Lastline NDR - Delayed Analysis and Growing Retry Queues Due to inserted_pcap Worker Failures
search cancel

Lastline NDR - Delayed Analysis and Growing Retry Queues Due to inserted_pcap Worker Failures

book

Article ID: 405147

calendar_today

Updated On:

Products

VMware vDefend Network Detection and Response

Issue/Introduction

Several customers have reported delayed analysis and high message volumes in RabbitMQ retry queues on their on-premise NSX Lastline installations. Affected environments exhibited symptoms such as:

  • Sluggish analysis pipelines

  • Eventual SIEM alert delays

  • Accumulating queue sizes, particularly within retry.N queues

Example queue status from rabbitmqctl: (When you run the queue command to check what queues are filling up,  cmd: rabbitmqctl -p llq_v1 list_queues | grep -v -w 0$, in the output, you'll see retry queues as below):

retry.0 334
retry.1 775
retry.2 419
retry.3 1976
retry.4 1927
retry.5 5539
 
This indicated repeated failed processing attempts for certain message types.

Cause

Upon further investigation, it was discovered that the messages piling up in retry queues—especially retry.5—had the routing key: inserted_pcaps.c2736

These messages are handled by the queue_worker_inserted-pcaps, which relies on the pcapapi component to interface with Suricata for analysis. The processing failures were traced back to the following:

  • The worker was receiving 500 INTERNAL SERVER ERROR responses from the pcapapi2 service.

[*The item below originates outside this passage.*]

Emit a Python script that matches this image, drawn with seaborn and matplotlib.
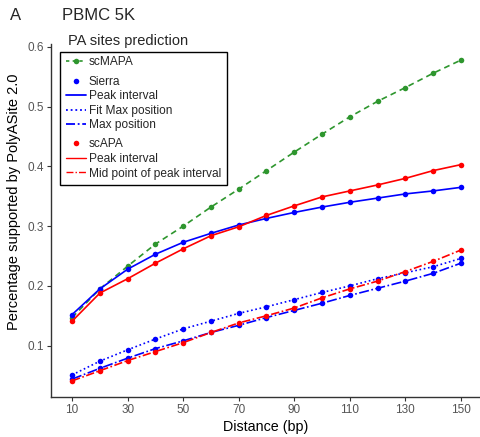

  • These errors originated from a Python exception in suricata.py: AttributeError: 'AlprotoDns' object has no attribute 'rdata'

  • The error stems from a mismatch between the pcapapi plugin logic and newer versions of Suricata-EVE JSON structures.

  • As a result, the message processing fails, enters an exponential backoff retry loop, and eventually overflows the retry queues.

Additional observations:

  • No significant logs were found in /var/log/suricata or through journalctl.

  • Suricata in this case was running directly on the manager node (not in a container).

Resolution

If you encounter this issue, kindly contact Broadcom support.

Additional Information

Additional Context: Retry Queues in RabbitMQ

  • The retry.N queues are part of an exponential backoff system for transient errors.

  • They store failed messages temporarily before retrying with increasing delay.

  • Messages are routed back to their original queue after TTL expiry for reprocessing.

  • Once max retries are exceeded, messages may be silently dropped if no binding exists for the current retry_count.